**Data lines:**
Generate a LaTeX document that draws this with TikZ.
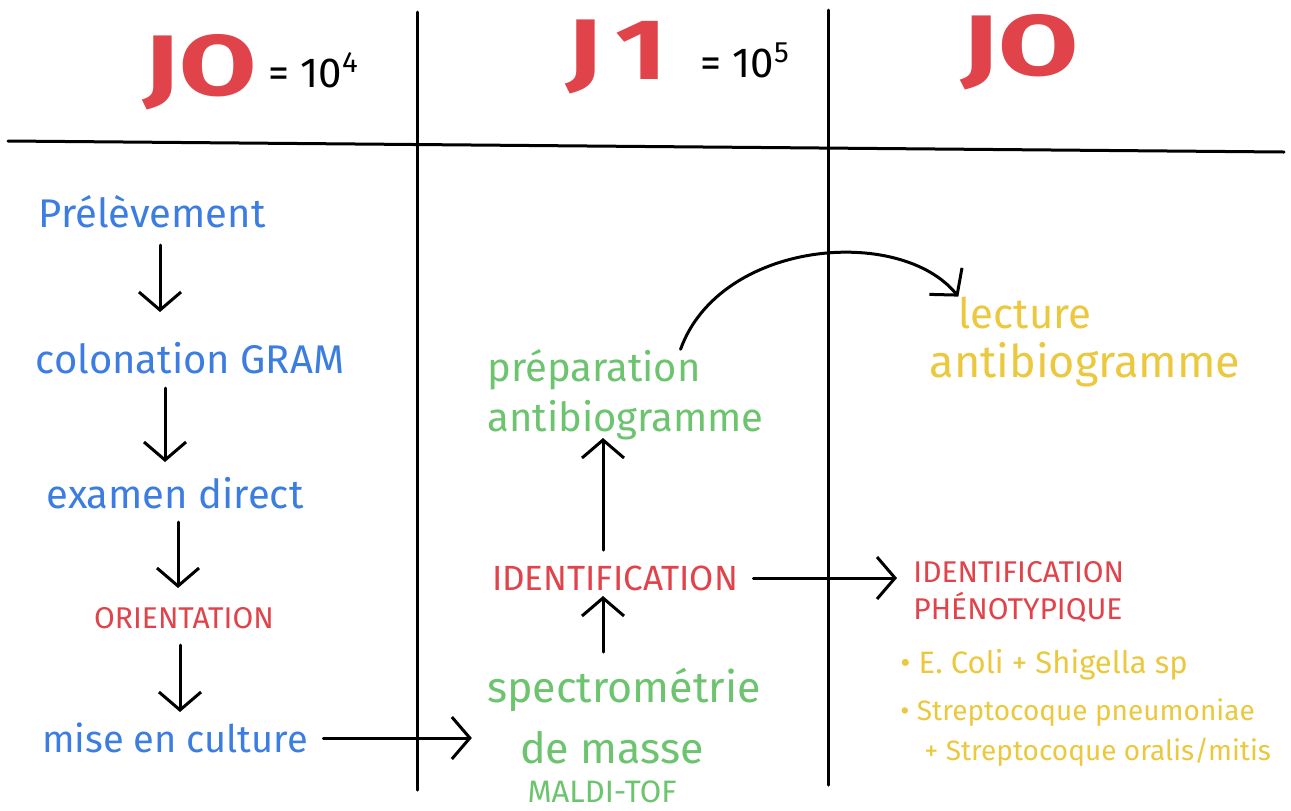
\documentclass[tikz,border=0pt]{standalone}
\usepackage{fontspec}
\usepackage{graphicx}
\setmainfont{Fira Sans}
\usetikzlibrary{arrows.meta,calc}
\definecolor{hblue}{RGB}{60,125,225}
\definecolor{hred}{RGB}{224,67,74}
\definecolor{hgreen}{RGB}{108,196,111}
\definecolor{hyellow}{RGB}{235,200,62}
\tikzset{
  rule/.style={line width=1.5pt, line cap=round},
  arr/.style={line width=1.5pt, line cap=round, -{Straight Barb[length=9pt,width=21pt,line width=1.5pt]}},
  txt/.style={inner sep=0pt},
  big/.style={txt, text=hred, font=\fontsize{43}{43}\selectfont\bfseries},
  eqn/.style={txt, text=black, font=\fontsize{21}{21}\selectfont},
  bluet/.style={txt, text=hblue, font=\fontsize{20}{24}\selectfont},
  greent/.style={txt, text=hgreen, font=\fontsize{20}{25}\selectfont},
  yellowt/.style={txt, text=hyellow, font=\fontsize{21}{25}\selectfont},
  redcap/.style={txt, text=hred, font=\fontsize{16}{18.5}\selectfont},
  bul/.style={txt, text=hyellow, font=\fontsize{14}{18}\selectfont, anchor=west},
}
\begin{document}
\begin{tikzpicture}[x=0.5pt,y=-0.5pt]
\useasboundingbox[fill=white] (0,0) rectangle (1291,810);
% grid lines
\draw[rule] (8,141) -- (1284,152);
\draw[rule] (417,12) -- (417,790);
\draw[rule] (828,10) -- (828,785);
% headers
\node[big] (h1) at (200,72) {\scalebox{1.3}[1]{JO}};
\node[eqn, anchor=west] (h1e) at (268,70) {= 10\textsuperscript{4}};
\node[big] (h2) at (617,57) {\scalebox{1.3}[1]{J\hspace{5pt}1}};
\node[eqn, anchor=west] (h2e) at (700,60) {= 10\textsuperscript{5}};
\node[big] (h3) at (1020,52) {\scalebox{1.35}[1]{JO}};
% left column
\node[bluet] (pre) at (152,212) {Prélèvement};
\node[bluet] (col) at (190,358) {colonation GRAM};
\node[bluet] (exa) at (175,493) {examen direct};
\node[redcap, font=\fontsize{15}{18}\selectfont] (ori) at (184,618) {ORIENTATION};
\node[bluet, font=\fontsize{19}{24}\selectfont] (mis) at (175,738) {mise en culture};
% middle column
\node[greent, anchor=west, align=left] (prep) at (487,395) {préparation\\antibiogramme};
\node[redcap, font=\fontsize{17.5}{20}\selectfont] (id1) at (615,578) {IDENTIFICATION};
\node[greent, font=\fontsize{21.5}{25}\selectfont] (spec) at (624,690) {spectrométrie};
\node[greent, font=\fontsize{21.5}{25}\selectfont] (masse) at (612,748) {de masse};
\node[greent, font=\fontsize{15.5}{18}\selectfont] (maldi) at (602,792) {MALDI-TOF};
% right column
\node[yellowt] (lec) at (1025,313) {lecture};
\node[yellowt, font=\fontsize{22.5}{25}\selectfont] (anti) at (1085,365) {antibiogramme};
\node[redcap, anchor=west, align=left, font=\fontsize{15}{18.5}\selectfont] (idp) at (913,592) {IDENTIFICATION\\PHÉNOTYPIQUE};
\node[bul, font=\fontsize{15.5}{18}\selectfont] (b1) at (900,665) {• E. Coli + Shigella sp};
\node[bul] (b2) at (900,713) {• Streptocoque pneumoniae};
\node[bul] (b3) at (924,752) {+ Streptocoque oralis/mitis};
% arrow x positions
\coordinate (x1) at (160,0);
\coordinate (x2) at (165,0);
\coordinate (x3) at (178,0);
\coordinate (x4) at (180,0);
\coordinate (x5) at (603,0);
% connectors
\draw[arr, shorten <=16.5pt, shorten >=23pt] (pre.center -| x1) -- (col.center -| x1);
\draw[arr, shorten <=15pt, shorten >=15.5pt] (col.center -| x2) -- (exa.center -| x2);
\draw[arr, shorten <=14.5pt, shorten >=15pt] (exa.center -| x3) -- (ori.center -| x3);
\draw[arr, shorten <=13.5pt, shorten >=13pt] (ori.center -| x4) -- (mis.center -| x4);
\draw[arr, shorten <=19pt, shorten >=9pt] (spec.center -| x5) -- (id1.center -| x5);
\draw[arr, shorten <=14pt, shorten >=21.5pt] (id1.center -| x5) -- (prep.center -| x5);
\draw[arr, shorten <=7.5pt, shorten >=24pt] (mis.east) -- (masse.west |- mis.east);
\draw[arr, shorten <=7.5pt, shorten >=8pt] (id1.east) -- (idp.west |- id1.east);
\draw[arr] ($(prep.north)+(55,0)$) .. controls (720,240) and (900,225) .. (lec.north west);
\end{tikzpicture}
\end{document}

**The problem:**
Copy all the data exactly as written, but skip any picture.

**Result:**
Generate a LaTeX document that draws this with TikZ.
\documentclass[tikz,border=0pt]{standalone}
\usepackage{fontspec}
\usepackage{graphicx}
\setmainfont{Fira Sans}
\usetikzlibrary{arrows.meta,calc}
\definecolor{hblue}{RGB}{60,125,225}
\definecolor{hred}{RGB}{224,67,74}
\definecolor{hgreen}{RGB}{108,196,111}
\definecolor{hyellow}{RGB}{235,200,62}
\tikzset{
  rule/.style={line width=1.5pt, line cap=round},
  arr/.style={line width=1.5pt, line cap=round, -{Straight Barb[length=9pt,width=21pt,line width=1.5pt]}},
  txt/.style={inner sep=0pt},
  big/.style={txt, text=hred, font=\fontsize{43}{43}\selectfont\bfseries},
  eqn/.style={txt, text=black, font=\fontsize{21}{21}\selectfont},
  bluet/.style={txt, text=hblue, font=\fontsize{20}{24}\selectfont},
  greent/.style={txt, text=hgreen, font=\fontsize{20}{25}\selectfont},
  yellowt/.style={txt, text=hyellow, font=\fontsize{21}{25}\selectfont},
  redcap/.style={txt, text=hred, font=\fontsize{16}{18.5}\selectfont},
  bul/.style={txt, text=hyellow, font=\fontsize{14}{18}\selectfont, anchor=west},
}
\begin{document}
\begin{tikzpicture}[x=0.5pt,y=-0.5pt]
\useasboundingbox[fill=white] (0,0) rectangle (1291,810);
% grid lines
\draw[rule] (8,141) -- (1284,152);
\draw[rule] (417,12) -- (417,790);
\draw[rule] (828,10) -- (828,785);
% headers
\node[big] (h1) at (200,72) {\scalebox{1.3}[1]{JO}};
\node[eqn, anchor=west] (h1e) at (268,70) {= 10\textsuperscript{4}};
\node[big] (h2) at (617,57) {\scalebox{1.3}[1]{J\hspace{5pt}1}};
\node[eqn, anchor=west] (h2e) at (700,60) {= 10\textsuperscript{5}};
\node[big] (h3) at (1020,52) {\scalebox{1.35}[1]{JO}};
% left column
\node[bluet] (pre) at (152,212) {Prélèvement};
\node[bluet] (col) at (190,358) {colonation GRAM};
\node[bluet] (exa) at (175,493) {examen direct};
\node[redcap, font=\fontsize{15}{18}\selectfont] (ori) at (184,618) {ORIENTATION};
\node[bluet, font=\fontsize{19}{24}\selectfont] (mis) at (175,738) {mise en culture};
% middle column
\node[greent, anchor=west, align=left] (prep) at (487,395) {préparation\\antibiogramme};
\node[redcap, font=\fontsize{17.5}{20}\selectfont] (id1) at (615,578) {IDENTIFICATION};
\node[greent, font=\fontsize{21.5}{25}\selectfont] (spec) at (624,690) {spectrométrie};
\node[greent, font=\fontsize{21.5}{25}\selectfont] (masse) at (612,748) {de masse};
\node[greent, font=\fontsize{15.5}{18}\selectfont] (maldi) at (602,792) {MALDI-TOF};
% right column
\node[yellowt] (lec) at (1025,313) {lecture};
\node[yellowt, font=\fontsize{22.5}{25}\selectfont] (anti) at (1085,365) {antibiogramme};
\node[redcap, anchor=west, align=left, font=\fontsize{15}{18.5}\selectfont] (idp) at (913,592) {IDENTIFICATION\\PHÉNOTYPIQUE};
\node[bul, font=\fontsize{15.5}{18}\selectfont] (b1) at (900,665) {• E. Coli + Shigella sp};
\node[bul] (b2) at (900,713) {• Streptocoque pneumoniae};
\node[bul] (b3) at (924,752) {+ Streptocoque oralis/mitis};
% arrow x positions
\coordinate (x1) at (160,0);
\coordinate (x2) at (165,0);
\coordinate (x3) at (178,0);
\coordinate (x4) at (180,0);
\coordinate (x5) at (603,0);
% connectors
\draw[arr, shorten <=16.5pt, shorten >=23pt] (pre.center -| x1) -- (col.center -| x1);
\draw[arr, shorten <=15pt, shorten >=15.5pt] (col.center -| x2) -- (exa.center -| x2);
\draw[arr, shorten <=14.5pt, shorten >=15pt] (exa.center -| x3) -- (ori.center -| x3);
\draw[arr, shorten <=13.5pt, shorten >=13pt] (ori.center -| x4) -- (mis.center -| x4);
\draw[arr, shorten <=19pt, shorten >=9pt] (spec.center -| x5) -- (id1.center -| x5);
\draw[arr, shorten <=14pt, shorten >=21.5pt] (id1.center -| x5) -- (prep.center -| x5);
\draw[arr, shorten <=7.5pt, shorten >=24pt] (mis.east) -- (masse.west |- mis.east);
\draw[arr, shorten <=7.5pt, shorten >=8pt] (id1.east) -- (idp.west |- id1.east);
\draw[arr] ($(prep.north)+(55,0)$) .. controls (720,240) and (900,225) .. (lec.north west);
\end{tikzpicture}
\end{document}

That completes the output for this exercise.